If you want to analyze the network traffic between nodes on a specific cluster, you can install tcpdump on the cluster and use it to dump the network packet details to pcap files. The pcap files can then be downloaded to a local machine for analysis.
Create the tcpdump init script
Run this sample script in a notebook on the cluster to create the init script.
%python
dbutils.fs.put("dbfs:/databricks/<path-to-init-script>/tcp_dump.sh",'''
#!/bin/bash
DB_CLUSTER_ID=$(echo $HOSTNAME | awk -F '-' '{print$1"-"$2"-"$3}')

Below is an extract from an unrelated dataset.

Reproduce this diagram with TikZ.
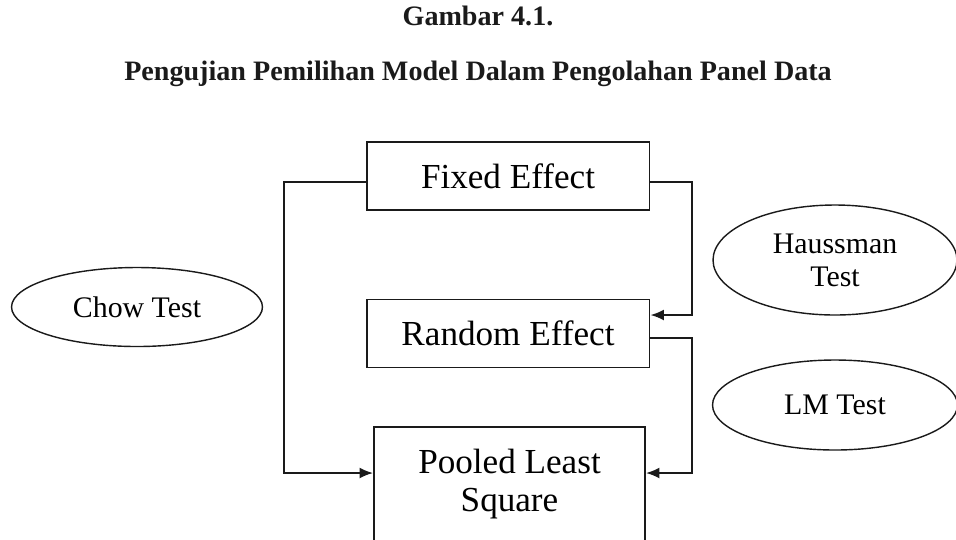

if [[ ! -d /dbfs/databricks/tcpdump/${DB_CLUSTER_ID} ]] ; then
sudo mkdir -p /dbfs/databricks/tcpdump/${DB_CLUSTER_ID}
fi
BASEDIR="/dbfs/databricks/tcpdump/${DB_CLUSTER_ID}"
mkdir -p ${BASEDIR}
MYIP=$(ip route get 10 | awk '{print $NF;exit}')
echo "initiating tcpdump"
sudo tcpdump -w ${BASEDIR}/trace_%Y_%m_%d_%H_%M_%S_${MYIP}.pcap -W 1000 -G 1800 -C 200 &
echo "initiated tcpdump"''', True))
Remember the path to the init script. You will need it when configuring your cluster.
Configure the init script
Follow the documentation to configure a cluster-scoped init script (AWS | Azure | GCP).
Specify the path to the init script. Use the same path that you used in the sample script (dbfs://databricks/<path-to-init-script>/tcp_dump.sh)

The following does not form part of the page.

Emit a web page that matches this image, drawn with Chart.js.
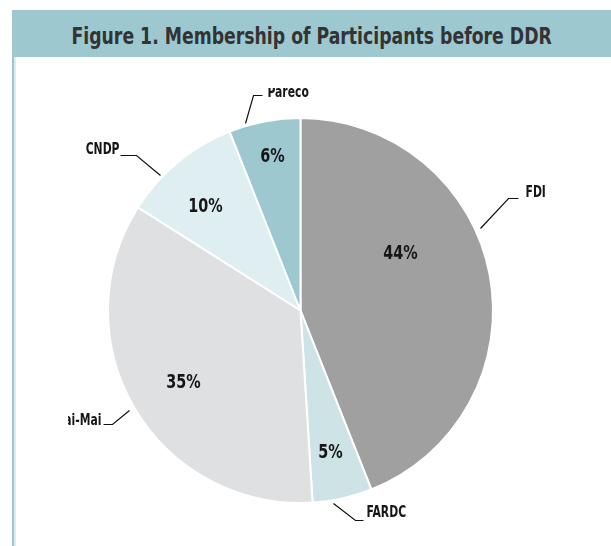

After configuring the init script, restart the cluster.
Locate pcap files
Once the cluster has started, it automatically starts creating pcap files which contain the recorded network information.
The pcap files are located in the folder dbfs://databricks/tcpdump/${<cluster-id>}.
Download pcap files
Download the pcap files to your local host for analysis.
There are multiple ways to download files to your local machine. One option is the Databricks CLI (AWS | Azure).